Information shown >>

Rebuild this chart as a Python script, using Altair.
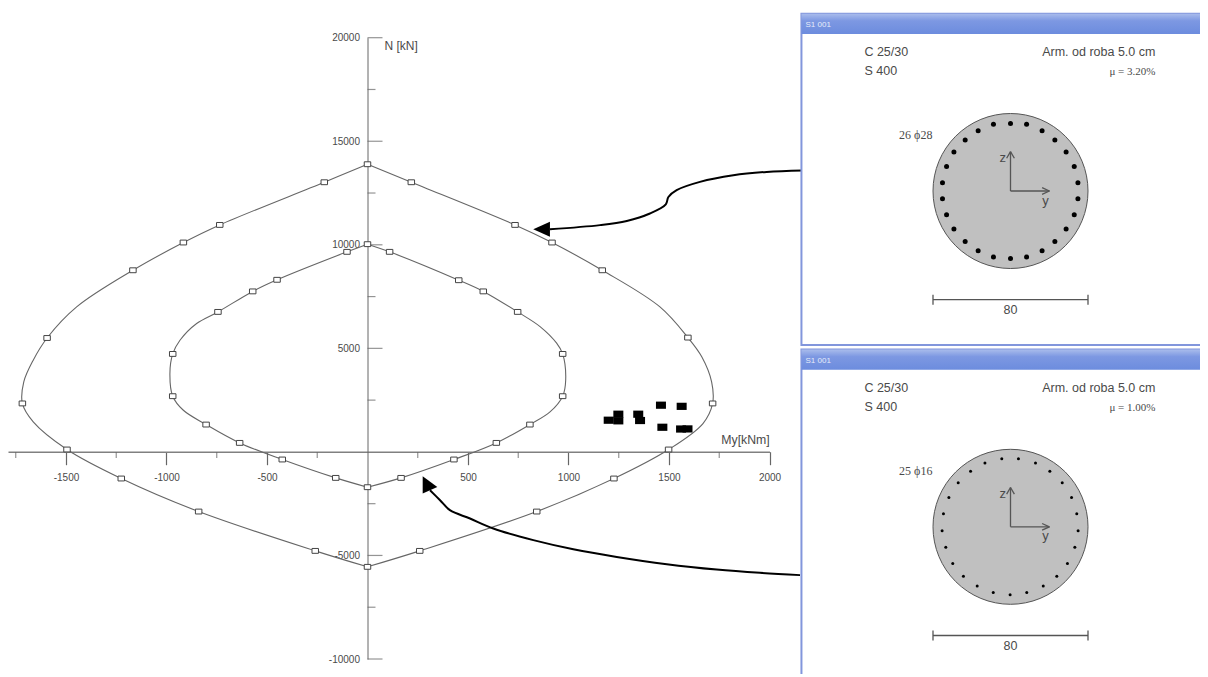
import altair as alt
import pandas as pd

# ---------- interaction diagram (My [kNm], N [kN]) ----------
outer_left_my = [0, -215, -735, -916, -1167, -1447, -1594, -1663, -1710, -1717, -1663, -1495, -1225, -840, -260, 0]
outer_left_n = [13890, 13020, 10960, 10110, 8770, 7000, 5500, 4430, 3380, 2340, 1450, 116, -1285, -2880, -4780, -5550]
outer_left_mark = [1, 1, 1, 1, 1, 0, 1, 0, 0, 1, 0, 1, 1, 1, 1, 1]
outer_right_my = [0, 218, 734, 918, 1168, 1455, 1594, 1663, 1712, 1717, 1669, 1498, 1226, 842, 260, 0]
outer_right_n = [13890, 13020, 10960, 10110, 8770, 7000, 5520, 4590, 3380, 2340, 1370, 116, -1285, -2880, -4780, -5550]
outer_right_mark = [0, 1, 1, 1, 1, 0, 1, 0, 0, 1, 0, 1, 1, 1, 1, 0]

inner_left_my = [0, -102, -450, -571, -744, -850, -933, -969, -983, -969, -916, -803, -636, -424, -158, 0]
inner_left_n = [10030, 9660, 8310, 7750, 6760, 6200, 5390, 4730, 3790, 2690, 2010, 1320, 435, -367, -1255, -1705]
inner_left_mark = [1, 1, 1, 1, 1, 0, 0, 1, 0, 1, 0, 1, 1, 1, 1, 1]
inner_right_my = [0, 110, 454, 576, 747, 860, 941, 971, 986, 971, 908, 808, 641, 430, 167, 0]
inner_right_n = [10030, 9660, 8290, 7750, 6760, 6040, 5250, 4730, 3460, 2690, 1930, 1320, 435, -367, -1255, -1705]
inner_right_mark = [0, 1, 1, 1, 1, 0, 0, 1, 0, 1, 0, 1, 1, 1, 1, 0]

load_my = [1200, 1248, 1248, 1347, 1356, 1460, 1467, 1563, 1560, 1592]
load_n = [1530, 1820, 1500, 1820, 1515, 2255, 1190, 2200, 1105, 1110]

arrow_top_my = [2165, 1986, 1820, 1654, 1538, 1497, 1484, 1405, 1290, 1157, 908]
arrow_top_n = [13590, 13520, 13360, 13040, 12640, 12310, 11950, 11510, 11150, 10950, 10750]
arrow_low_my = [2152, 1953, 1737, 1489, 1240, 1024, 825, 626, 510, 410, 361, 311]
arrow_low_n = [-5950, -5840, -5680, -5420, -5070, -4700, -4260, -3700, -3216, -2815, -2332, -1850]
head_my = [868, 301]
head_n = [10750, -1610]

x_major = [-1500, -1000, -500, 500, 1000, 1500, 2000]
x_minor = [-1750, -1250, -750, -250, 250, 750, 1250, 1750]
y_major = [-10000, -5000, 5000, 10000, 15000, 20000]
y_minor = [-7500, -2500, 2500, 7500, 12500, 17500]

# ---------- cross sections (cm) ----------
bars1_y = [0, 8.3, 16.3, 22.9, 28.7, 32.9, 34.8, 34.8, 32.9, 28.7, 22.9, 16.3, 8.3, 0, -8.8, -16.7, -23.4, -29.2, -33, -35.1, -35.1, -33, -29.2, -23.4, -16.7, -8.8]
bars1_z = [34.9, 34.4, 31.1, 26.3, 20.1, 12.6, 4.3, -4, -12.2, -19.6, -26, -30.8, -34.1, -34.8, -34.1, -30.8, -26, -19.6, -12.2, -4, 4.3, 12.6, 20.1, 26.3, 31.1, 34.4]
bars2_y = [-4.5, 4.1, 12.9, 20.3, 26.7, 31.5, 34.2, 34.9, 33.2, 29.4, 23.9, 16.9, 8.4, -0.2, -8.9, -17.2, -24.3, -29.8, -33.4, -35.3, -34.6, -31.8, -27, -20.6, -13.2]
bars2_z = [35.1, 35.1, 32.9, 28.7, 22.7, 15.1, 6.7, -2.1, -10.5, -18.9, -25.5, -30.6, -33.9, -35.1, -33.9, -30.6, -25.5, -18.9, -10.5, -2.1, 6.7, 15.1, 22.7, 28.7, 32.9]

panel_titles = ["S1 001", "S1 001"]
rebar_labels = ["26 \u03d528", "25 \u03d516"]
ratio_labels = ["\u03bc = 3.20%", "\u03bc = 1.00%"]
concrete = "C 25/30"
steel = "S 400"
cover = "Arm. od roba 5.0 cm"
dim_label = "80"

# section outline and dimension segments: y1, z1, y2, z2
seg_y1 = [-40, -40, 40, 0, -2, 2, 0, 16.3, 16.3]
seg_z1 = [-56.1, -53.5, -53.5, 0, 16.9, 16.9, 0, 1.7, -1.7]
seg_y2 = [40, -40, 40, 0, 0, 0, 20.1, 20.1, 20.1]
seg_z2 = [-56.1, -58.7, -58.7, 20.3, 20.3, 20.3, 0, 0, 0]

W, H = 1192, 666
GREY = "#666666"
TXT = "#4a4a4a"
SANS = "Liberation Sans"
SERIF = "Liberation Serif"
PLAIN_NUMBER = "toString(datum.value)"


def curve_df(name, my, n, mark):
    return pd.DataFrame({"curve": name, "i": range(len(my)), "My": my, "N": n, "marker": mark})


curves = pd.concat([
    curve_df("outer-left", outer_left_my, outer_left_n, outer_left_mark),
    curve_df("outer-right", outer_right_my, outer_right_n, outer_right_mark),
    curve_df("inner-left", inner_left_my, inner_left_n, inner_left_mark),
    curve_df("inner-right", inner_right_my, inner_right_n, inner_right_mark),
])
markers = curves[curves.marker == 1]
arrows = pd.concat([
    curve_df("top", arrow_top_my, arrow_top_n, 0),
    curve_df("low", arrow_low_my, arrow_low_n, 0),
])

sx = alt.Scale(domain=[-1788.5, 2000], range=[0, 761.5], nice=False, zero=False)
sy = alt.Scale(domain=[-10000, 20000], range=[651, 29.7], nice=False, zero=False)
X = alt.X("My:Q", scale=sx, axis=None)
Y = alt.Y("N:Q", scale=sy, axis=None)

base = (
    alt.Chart(curves)
    .mark_line(interpolate="catmull-rom", color=GREY, strokeWidth=1.1)
    .encode(
        x=alt.X("My:Q", scale=sx, axis=alt.Axis(
            values=x_major, tickSize=13, tickColor=GREY, tickWidth=1.2, grid=False,
            offset=443.7 - H, domainColor="#808080", domainWidth=1.5,
            labelFont=SANS, labelFontSize=10, labelColor=TXT, labelPadding=8,
            labelOverlap=False, labelFlush=False, labelExpr=PLAIN_NUMBER,
            title="My[kNm]", titleFont=SANS, titleFontSize=12.3, titleFontWeight="normal",
            titleColor=TXT, titleX=737, titleY=-12.7, titleAlign="center", titleBaseline="middle",
        )),
        y=alt.Y("N:Q", scale=sy, axis=alt.Axis(
            values=y_major, ticks=False, grid=False,
            offset=-359.5, domainColor=GREY, domainWidth=1,
            labelFont=SANS, labelFontSize=10, labelColor=TXT, labelPadding=8,
            labelOverlap=False, labelFlush=False, labelExpr=PLAIN_NUMBER,
            title="N [kN]", titleFont=SANS, titleFontSize=12, titleFontWeight="normal",
            titleColor=TXT, titleX=16.5, titleY=37, titleAngle=0, titleAlign="left", titleBaseline="middle",
        )),
        detail="curve:N",
        order="i:Q",
    )
)

yt_major = pd.DataFrame({"My": 0, "N": y_major})
yt_minor = pd.DataFrame({"My": 0, "N": y_minor})
xt_minor = pd.DataFrame({"My": x_minor, "N": 0})

ytick_major = alt.Chart(yt_major).mark_tick(orient="horizontal", size=15, xOffset=7.5, thickness=1.2, color=GREY).encode(x=X, y=Y)
ytick_minor = alt.Chart(yt_minor).mark_tick(orient="horizontal", size=8, xOffset=4, thickness=1.2, color=GREY).encode(x=X, y=Y)
xtick_minor = alt.Chart(xt_minor).mark_tick(orient="vertical", size=6, yOffset=3, thickness=1.2, color=GREY).encode(x=X, y=Y)

point_layer = alt.Chart(markers).mark_point(
    shape="M-1,-0.75L1,-0.75L1,0.75L-1,0.75Z", size=42, filled=True, fill="white",
    stroke="#444444", strokeWidth=1, opacity=1,
).encode(x=X, y=Y)

loads = alt.Chart(pd.DataFrame({"My": load_my, "N": load_n})).mark_point(
    shape="M-1,-0.72L1,-0.72L1,0.72L-1,0.72Z", size=100, filled=True, fill="black", stroke="black",
    strokeWidth=0, opacity=1,
).encode(x=X, y=Y)

arrow_lines = (
    alt.Chart(arrows)
    .mark_line(interpolate="catmull-rom", color="black", strokeWidth=2)
    .encode(x=X, y=Y, detail="curve:N", order="i:Q")
)
head_top = alt.Chart(pd.DataFrame({"My": head_my[:1], "N": head_n[:1]})).mark_point(
    shape="M-8.7,0L8,-7.5L8,7.5Z", size=4, filled=True, fill="black", strokeWidth=0, opacity=1,
).encode(x=X, y=Y)
head_low = alt.Chart(pd.DataFrame({"My": head_my[1:], "N": head_n[1:]})).mark_point(
    shape="M-5.3,-9L9.3,1.7L-5.3,8.3Z", size=4, filled=True, fill="black", strokeWidth=0, opacity=1,
).encode(x=X, y=Y)

main = [base, ytick_major, ytick_minor, xtick_minor, point_layer, loads, arrow_lines, head_top, head_low]

bar_gradient = alt.LinearGradient(
    gradient="linear",
    stops=[
        alt.GradientStop(offset=0, color="#a9bcec"),
        alt.GradientStop(offset=0.35, color="#7d98e2"),
        alt.GradientStop(offset=1, color="#6c8cde"),
    ],
    x1=0, x2=0, y1=0, y2=1,
)


def panel(idx, cy, bars_y, bars_z, bar_size):
    psx = alt.Scale(domain=[-40, 40], range=[925, 1080], nice=False, zero=False)
    psy = alt.Scale(domain=[-40, 40], range=[cy + 77.5, cy - 77.5], nice=False, zero=False)
    PX = alt.X("y:Q", scale=psx, axis=None)
    PY = alt.Y("z:Q", scale=psy, axis=None)
    PX2 = alt.X2("y2:Q")
    PY2 = alt.Y2("z2:Q")

    frame = alt.Chart(pd.DataFrame({"y": [-107.9], "y2": [103], "z": [91.5], "z2": [-79.5 if idx == 0 else -95]})).mark_rect(
        fill="white", stroke="#8296dc", strokeWidth=2
    ).encode(x=PX, x2=PX2, y=PY, y2=PY2)
    title_bar = alt.Chart(pd.DataFrame({"y": [-107.9], "y2": [103], "z": [91.5], "z2": [81]})).mark_rect(
        fill=bar_gradient
    ).encode(x=PX, x2=PX2, y=PY, y2=PY2)
    circle = alt.Chart(pd.DataFrame({"y": [0], "z": [0]})).mark_point(
        shape="circle", size=24025, filled=True, fill="#c0c0c0", stroke="#555555", strokeWidth=1, opacity=1
    ).encode(x=PX, y=PY)
    rebars = alt.Chart(pd.DataFrame({"y": bars_y, "z": bars_z})).mark_point(
        shape="circle", size=bar_size, filled=True, fill="black", strokeWidth=0, opacity=1
    ).encode(x=PX, y=PY)
    segs = alt.Chart(pd.DataFrame({"y": seg_y1, "z": seg_z1, "y2": seg_y2, "z2": seg_z2})).mark_rule(
        color="#555555", strokeWidth=1.3
    ).encode(x=PX, x2=PX2, y=PY, y2=PY2)

    def text(txt, y, z, align="left", font=SANS, size=12.5, color=TXT):
        return alt.Chart(pd.DataFrame({"y": [y], "z": [z], "t": [txt]})).mark_text(
            align=align, baseline="middle", font=font, fontSize=size, color=color
        ).encode(x=PX, y=PY, text="t:N")

    return [
        frame, title_bar, circle, rebars, segs,
        text(panel_titles[idx], -105.8, 85.7, size=8, color="#e6ecfa"),
        text(concrete, -75.4, 71.8),
        text(steel, -75.4, 61.9),
        text(cover, 74.8, 71.8, align="right"),
        text(ratio_labels[idx], 74.8, 61.4, align="right", font=SERIF, size=11),
        text(rebar_labels[idx], -40.3, 28.9, align="right", font=SERIF, size=12),
        text(dim_label, 0, -61.4, align="center"),
        text("z", -4, 17, align="center", size=13),
        text("y", 18, -5, align="center", size=13),
    ]


layers = main + panel(0, 183, bars1_y, bars1_z, 25) + panel(1, 518.8, bars2_y, bars2_z, 9)

chart = (
    alt.layer(*layers)
    .resolve_scale(x="independent", y="independent")
    .properties(width=W, height=H, padding=0, autosize="none", background="white")
    .configure_view(stroke=None)
)

chart.save("out.html", embed_options={"renderer": "svg", "actions": False})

Given task >>
Give again, word for word, every line from the top of the data through the line with "head_n = [10750, -1610]", both ends included, and exclude the pictures.

Exercise response >>
Rebuild this chart as a Python script, using Altair.
import altair as alt
import pandas as pd

# ---------- interaction diagram (My [kNm], N [kN]) ----------
outer_left_my = [0, -215, -735, -916, -1167, -1447, -1594, -1663, -1710, -1717, -1663, -1495, -1225, -840, -260, 0]
outer_left_n = [13890, 13020, 10960, 10110, 8770, 7000, 5500, 4430, 3380, 2340, 1450, 116, -1285, -2880, -4780, -5550]
outer_left_mark = [1, 1, 1, 1, 1, 0, 1, 0, 0, 1, 0, 1, 1, 1, 1, 1]
outer_right_my = [0, 218, 734, 918, 1168, 1455, 1594, 1663, 1712, 1717, 1669, 1498, 1226, 842, 260, 0]
outer_right_n = [13890, 13020, 10960, 10110, 8770, 7000, 5520, 4590, 3380, 2340, 1370, 116, -1285, -2880, -4780, -5550]
outer_right_mark = [0, 1, 1, 1, 1, 0, 1, 0, 0, 1, 0, 1, 1, 1, 1, 0]

inner_left_my = [0, -102, -450, -571, -744, -850, -933, -969, -983, -969, -916, -803, -636, -424, -158, 0]
inner_left_n = [10030, 9660, 8310, 7750, 6760, 6200, 5390, 4730, 3790, 2690, 2010, 1320, 435, -367, -1255, -1705]
inner_left_mark = [1, 1, 1, 1, 1, 0, 0, 1, 0, 1, 0, 1, 1, 1, 1, 1]
inner_right_my = [0, 110, 454, 576, 747, 860, 941, 971, 986, 971, 908, 808, 641, 430, 167, 0]
inner_right_n = [10030, 9660, 8290, 7750, 6760, 6040, 5250, 4730, 3460, 2690, 1930, 1320, 435, -367, -1255, -1705]
inner_right_mark = [0, 1, 1, 1, 1, 0, 0, 1, 0, 1, 0, 1, 1, 1, 1, 0]

load_my = [1200, 1248, 1248, 1347, 1356, 1460, 1467, 1563, 1560, 1592]
load_n = [1530, 1820, 1500, 1820, 1515, 2255, 1190, 2200, 1105, 1110]

arrow_top_my = [2165, 1986, 1820, 1654, 1538, 1497, 1484, 1405, 1290, 1157, 908]
arrow_top_n = [13590, 13520, 13360, 13040, 12640, 12310, 11950, 11510, 11150, 10950, 10750]
arrow_low_my = [2152, 1953, 1737, 1489, 1240, 1024, 825, 626, 510, 410, 361, 311]
arrow_low_n = [-5950, -5840, -5680, -5420, -5070, -4700, -4260, -3700, -3216, -2815, -2332, -1850]
head_my = [868, 301]
head_n = [10750, -1610]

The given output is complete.